The exercise
Each line below must be set down exactly; omit any image you find.

Dataset entries
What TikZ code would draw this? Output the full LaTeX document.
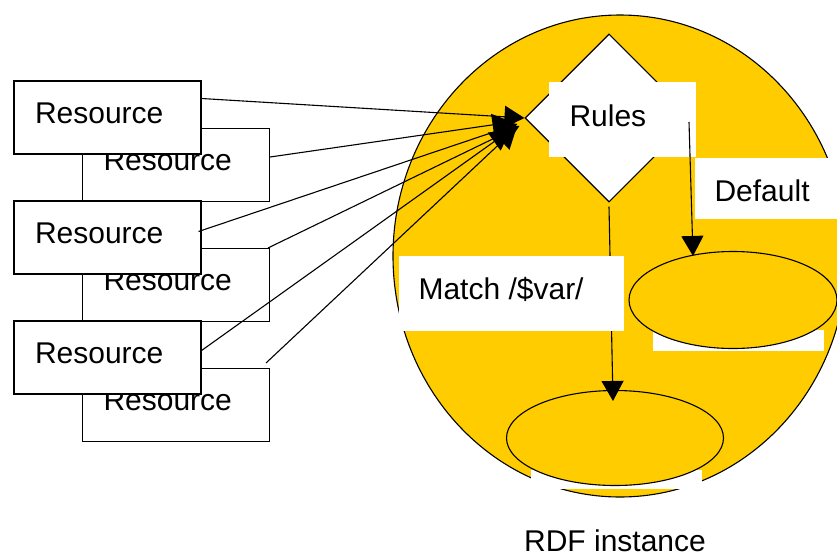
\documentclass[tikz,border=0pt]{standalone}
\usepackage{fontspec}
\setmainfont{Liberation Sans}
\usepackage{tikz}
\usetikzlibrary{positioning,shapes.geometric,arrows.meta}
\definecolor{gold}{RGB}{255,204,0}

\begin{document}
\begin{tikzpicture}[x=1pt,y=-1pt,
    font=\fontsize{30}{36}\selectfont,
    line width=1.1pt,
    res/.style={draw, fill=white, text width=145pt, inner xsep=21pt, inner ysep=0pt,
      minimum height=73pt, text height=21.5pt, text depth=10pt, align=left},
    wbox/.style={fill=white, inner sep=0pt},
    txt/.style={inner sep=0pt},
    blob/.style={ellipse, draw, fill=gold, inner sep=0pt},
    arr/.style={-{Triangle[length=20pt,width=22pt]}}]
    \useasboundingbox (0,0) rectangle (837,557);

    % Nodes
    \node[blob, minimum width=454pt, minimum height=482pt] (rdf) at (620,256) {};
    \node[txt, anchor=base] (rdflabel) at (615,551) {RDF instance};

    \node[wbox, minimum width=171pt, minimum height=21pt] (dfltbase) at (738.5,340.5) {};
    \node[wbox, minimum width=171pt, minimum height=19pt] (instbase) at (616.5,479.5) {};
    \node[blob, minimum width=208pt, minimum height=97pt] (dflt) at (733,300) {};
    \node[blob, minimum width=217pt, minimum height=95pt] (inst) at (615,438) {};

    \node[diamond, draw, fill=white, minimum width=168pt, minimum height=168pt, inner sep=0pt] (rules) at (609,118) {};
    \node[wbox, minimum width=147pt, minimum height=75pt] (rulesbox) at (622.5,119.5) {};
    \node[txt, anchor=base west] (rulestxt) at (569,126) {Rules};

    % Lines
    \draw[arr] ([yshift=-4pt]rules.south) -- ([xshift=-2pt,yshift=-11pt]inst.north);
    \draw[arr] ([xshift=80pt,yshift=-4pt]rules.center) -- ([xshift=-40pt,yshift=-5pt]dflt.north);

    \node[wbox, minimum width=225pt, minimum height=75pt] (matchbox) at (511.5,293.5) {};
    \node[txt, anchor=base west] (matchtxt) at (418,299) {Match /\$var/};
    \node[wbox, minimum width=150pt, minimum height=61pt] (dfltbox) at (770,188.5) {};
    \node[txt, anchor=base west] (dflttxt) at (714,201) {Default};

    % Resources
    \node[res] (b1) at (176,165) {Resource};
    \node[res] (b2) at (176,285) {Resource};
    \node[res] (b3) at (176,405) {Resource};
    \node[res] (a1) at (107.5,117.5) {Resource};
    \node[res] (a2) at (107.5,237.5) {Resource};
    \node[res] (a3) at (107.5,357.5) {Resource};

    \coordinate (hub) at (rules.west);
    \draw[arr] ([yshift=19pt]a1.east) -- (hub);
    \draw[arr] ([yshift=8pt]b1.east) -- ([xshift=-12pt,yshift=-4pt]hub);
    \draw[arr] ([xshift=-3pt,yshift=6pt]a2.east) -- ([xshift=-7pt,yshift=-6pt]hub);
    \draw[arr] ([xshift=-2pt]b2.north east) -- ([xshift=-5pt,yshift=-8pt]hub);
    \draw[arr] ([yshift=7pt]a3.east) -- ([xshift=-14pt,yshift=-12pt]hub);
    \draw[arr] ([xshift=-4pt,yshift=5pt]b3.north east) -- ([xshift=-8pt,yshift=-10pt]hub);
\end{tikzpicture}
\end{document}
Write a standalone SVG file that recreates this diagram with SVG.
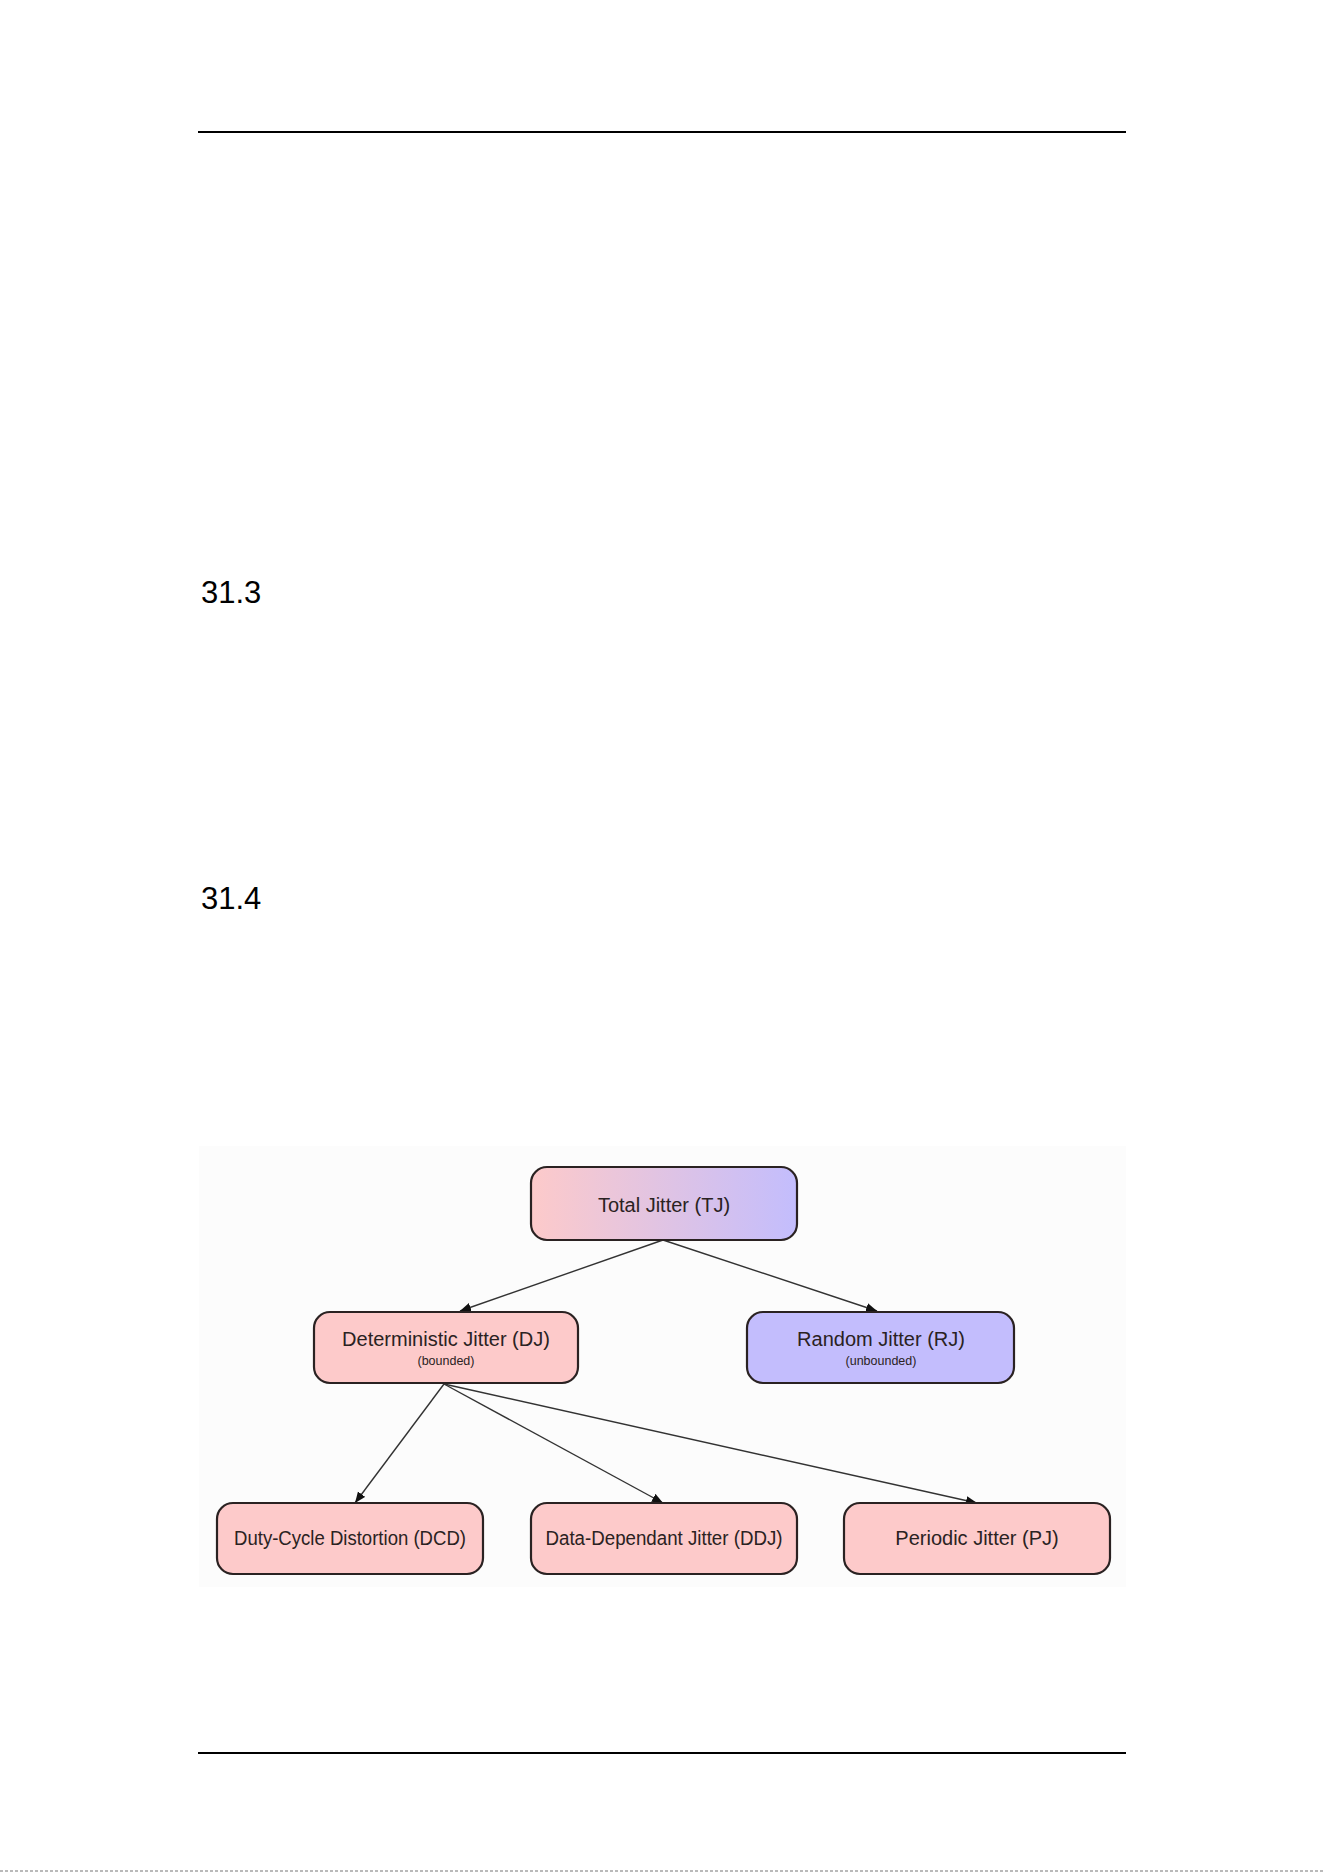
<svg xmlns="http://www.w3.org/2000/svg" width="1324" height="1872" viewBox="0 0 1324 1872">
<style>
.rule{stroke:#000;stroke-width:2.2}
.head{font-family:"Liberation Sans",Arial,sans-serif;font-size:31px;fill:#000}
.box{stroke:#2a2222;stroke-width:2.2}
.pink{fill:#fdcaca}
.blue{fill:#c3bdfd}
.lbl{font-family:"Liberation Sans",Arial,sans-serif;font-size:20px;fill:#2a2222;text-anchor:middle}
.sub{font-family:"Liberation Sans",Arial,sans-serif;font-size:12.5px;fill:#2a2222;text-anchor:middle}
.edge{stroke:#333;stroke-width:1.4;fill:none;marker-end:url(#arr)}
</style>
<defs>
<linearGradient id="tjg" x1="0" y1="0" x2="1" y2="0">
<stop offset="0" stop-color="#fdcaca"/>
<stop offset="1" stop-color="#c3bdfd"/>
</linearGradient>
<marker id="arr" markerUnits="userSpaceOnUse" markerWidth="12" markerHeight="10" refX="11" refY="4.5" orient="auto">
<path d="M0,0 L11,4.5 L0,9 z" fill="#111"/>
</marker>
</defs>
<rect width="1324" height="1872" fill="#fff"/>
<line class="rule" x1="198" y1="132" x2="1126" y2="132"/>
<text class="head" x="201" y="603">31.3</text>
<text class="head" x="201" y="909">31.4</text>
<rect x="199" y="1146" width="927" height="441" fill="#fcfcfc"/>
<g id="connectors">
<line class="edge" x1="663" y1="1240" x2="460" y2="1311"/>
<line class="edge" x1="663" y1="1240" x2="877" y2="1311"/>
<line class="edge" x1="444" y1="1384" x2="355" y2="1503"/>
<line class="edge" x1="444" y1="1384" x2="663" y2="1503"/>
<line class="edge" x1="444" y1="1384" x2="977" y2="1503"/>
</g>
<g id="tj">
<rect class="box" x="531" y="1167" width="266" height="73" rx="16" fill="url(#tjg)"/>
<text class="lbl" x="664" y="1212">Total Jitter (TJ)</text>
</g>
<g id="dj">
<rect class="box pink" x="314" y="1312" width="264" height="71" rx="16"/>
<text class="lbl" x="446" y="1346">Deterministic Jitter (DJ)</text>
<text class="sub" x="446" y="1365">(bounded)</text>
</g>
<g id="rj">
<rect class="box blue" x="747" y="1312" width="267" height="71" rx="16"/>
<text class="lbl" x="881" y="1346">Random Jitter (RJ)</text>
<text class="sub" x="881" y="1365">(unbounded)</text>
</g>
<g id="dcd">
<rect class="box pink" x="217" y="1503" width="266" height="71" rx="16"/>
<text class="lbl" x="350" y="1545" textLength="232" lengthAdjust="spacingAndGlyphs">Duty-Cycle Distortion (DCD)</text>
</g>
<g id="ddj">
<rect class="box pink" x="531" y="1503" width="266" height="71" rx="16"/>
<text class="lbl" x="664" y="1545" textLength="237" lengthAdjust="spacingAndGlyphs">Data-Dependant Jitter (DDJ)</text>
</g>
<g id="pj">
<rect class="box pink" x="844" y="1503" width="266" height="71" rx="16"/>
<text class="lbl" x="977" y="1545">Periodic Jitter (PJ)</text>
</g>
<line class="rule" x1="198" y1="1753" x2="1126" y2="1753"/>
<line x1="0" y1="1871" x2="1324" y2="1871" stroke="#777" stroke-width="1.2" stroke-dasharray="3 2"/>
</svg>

Solution to this task
What TikZ code would draw this? Output the full LaTeX document.
\documentclass[tikz,border=0pt]{standalone}
\usepackage{fontspec}
\setmainfont{Liberation Sans}
\usepackage{tikz}
\usetikzlibrary{positioning,shapes.geometric,arrows.meta}
\definecolor{gold}{RGB}{255,204,0}

\begin{document}
\begin{tikzpicture}[x=1pt,y=-1pt,
    font=\fontsize{30}{36}\selectfont,
    line width=1.1pt,
    res/.style={draw, fill=white, text width=145pt, inner xsep=21pt, inner ysep=0pt,
      minimum height=73pt, text height=21.5pt, text depth=10pt, align=left},
    wbox/.style={fill=white, inner sep=0pt},
    txt/.style={inner sep=0pt},
    blob/.style={ellipse, draw, fill=gold, inner sep=0pt},
    arr/.style={-{Triangle[length=20pt,width=22pt]}}]
    \useasboundingbox (0,0) rectangle (837,557);

    % Nodes
    \node[blob, minimum width=454pt, minimum height=482pt] (rdf) at (620,256) {};
    \node[txt, anchor=base] (rdflabel) at (615,551) {RDF instance};

    \node[wbox, minimum width=171pt, minimum height=21pt] (dfltbase) at (738.5,340.5) {};
    \node[wbox, minimum width=171pt, minimum height=19pt] (instbase) at (616.5,479.5) {};
    \node[blob, minimum width=208pt, minimum height=97pt] (dflt) at (733,300) {};
    \node[blob, minimum width=217pt, minimum height=95pt] (inst) at (615,438) {};

    \node[diamond, draw, fill=white, minimum width=168pt, minimum height=168pt, inner sep=0pt] (rules) at (609,118) {};
    \node[wbox, minimum width=147pt, minimum height=75pt] (rulesbox) at (622.5,119.5) {};
    \node[txt, anchor=base west] (rulestxt) at (569,126) {Rules};

    % Lines
    \draw[arr] ([yshift=-4pt]rules.south) -- ([xshift=-2pt,yshift=-11pt]inst.north);
    \draw[arr] ([xshift=80pt,yshift=-4pt]rules.center) -- ([xshift=-40pt,yshift=-5pt]dflt.north);

    \node[wbox, minimum width=225pt, minimum height=75pt] (matchbox) at (511.5,293.5) {};
    \node[txt, anchor=base west] (matchtxt) at (418,299) {Match /\$var/};
    \node[wbox, minimum width=150pt, minimum height=61pt] (dfltbox) at (770,188.5) {};
    \node[txt, anchor=base west] (dflttxt) at (714,201) {Default};

    % Resources
    \node[res] (b1) at (176,165) {Resource};
    \node[res] (b2) at (176,285) {Resource};
    \node[res] (b3) at (176,405) {Resource};
    \node[res] (a1) at (107.5,117.5) {Resource};
    \node[res] (a2) at (107.5,237.5) {Resource};
    \node[res] (a3) at (107.5,357.5) {Resource};

    \coordinate (hub) at (rules.west);
    \draw[arr] ([yshift=19pt]a1.east) -- (hub);
    \draw[arr] ([yshift=8pt]b1.east) -- ([xshift=-12pt,yshift=-4pt]hub);
    \draw[arr] ([xshift=-3pt,yshift=6pt]a2.east) -- ([xshift=-7pt,yshift=-6pt]hub);
    \draw[arr] ([xshift=-2pt]b2.north east) -- ([xshift=-5pt,yshift=-8pt]hub);
    \draw[arr] ([yshift=7pt]a3.east) -- ([xshift=-14pt,yshift=-12pt]hub);
    \draw[arr] ([xshift=-4pt,yshift=5pt]b3.north east) -- ([xshift=-8pt,yshift=-10pt]hub);
\end{tikzpicture}
\end{document}
Write a standalone SVG file that recreates this diagram with SVG.
<svg xmlns="http://www.w3.org/2000/svg" width="1324" height="1872" viewBox="0 0 1324 1872">
<style>
.rule{stroke:#000;stroke-width:2.2}
.head{font-family:"Liberation Sans",Arial,sans-serif;font-size:31px;fill:#000}
.box{stroke:#2a2222;stroke-width:2.2}
.pink{fill:#fdcaca}
.blue{fill:#c3bdfd}
.lbl{font-family:"Liberation Sans",Arial,sans-serif;font-size:20px;fill:#2a2222;text-anchor:middle}
.sub{font-family:"Liberation Sans",Arial,sans-serif;font-size:12.5px;fill:#2a2222;text-anchor:middle}
.edge{stroke:#333;stroke-width:1.4;fill:none;marker-end:url(#arr)}
</style>
<defs>
<linearGradient id="tjg" x1="0" y1="0" x2="1" y2="0">
<stop offset="0" stop-color="#fdcaca"/>
<stop offset="1" stop-color="#c3bdfd"/>
</linearGradient>
<marker id="arr" markerUnits="userSpaceOnUse" markerWidth="12" markerHeight="10" refX="11" refY="4.5" orient="auto">
<path d="M0,0 L11,4.5 L0,9 z" fill="#111"/>
</marker>
</defs>
<rect width="1324" height="1872" fill="#fff"/>
<line class="rule" x1="198" y1="132" x2="1126" y2="132"/>
<text class="head" x="201" y="603">31.3</text>
<text class="head" x="201" y="909">31.4</text>
<rect x="199" y="1146" width="927" height="441" fill="#fcfcfc"/>
<g id="connectors">
<line class="edge" x1="663" y1="1240" x2="460" y2="1311"/>
<line class="edge" x1="663" y1="1240" x2="877" y2="1311"/>
<line class="edge" x1="444" y1="1384" x2="355" y2="1503"/>
<line class="edge" x1="444" y1="1384" x2="663" y2="1503"/>
<line class="edge" x1="444" y1="1384" x2="977" y2="1503"/>
</g>
<g id="tj">
<rect class="box" x="531" y="1167" width="266" height="73" rx="16" fill="url(#tjg)"/>
<text class="lbl" x="664" y="1212">Total Jitter (TJ)</text>
</g>
<g id="dj">
<rect class="box pink" x="314" y="1312" width="264" height="71" rx="16"/>
<text class="lbl" x="446" y="1346">Deterministic Jitter (DJ)</text>
<text class="sub" x="446" y="1365">(bounded)</text>
</g>
<g id="rj">
<rect class="box blue" x="747" y="1312" width="267" height="71" rx="16"/>
<text class="lbl" x="881" y="1346">Random Jitter (RJ)</text>
<text class="sub" x="881" y="1365">(unbounded)</text>
</g>
<g id="dcd">
<rect class="box pink" x="217" y="1503" width="266" height="71" rx="16"/>
<text class="lbl" x="350" y="1545" textLength="232" lengthAdjust="spacingAndGlyphs">Duty-Cycle Distortion (DCD)</text>
</g>
<g id="ddj">
<rect class="box pink" x="531" y="1503" width="266" height="71" rx="16"/>
<text class="lbl" x="664" y="1545" textLength="237" lengthAdjust="spacingAndGlyphs">Data-Dependant Jitter (DDJ)</text>
</g>
<g id="pj">
<rect class="box pink" x="844" y="1503" width="266" height="71" rx="16"/>
<text class="lbl" x="977" y="1545">Periodic Jitter (PJ)</text>
</g>
<line class="rule" x1="198" y1="1753" x2="1126" y2="1753"/>
<line x1="0" y1="1871" x2="1324" y2="1871" stroke="#777" stroke-width="1.2" stroke-dasharray="3 2"/>
</svg>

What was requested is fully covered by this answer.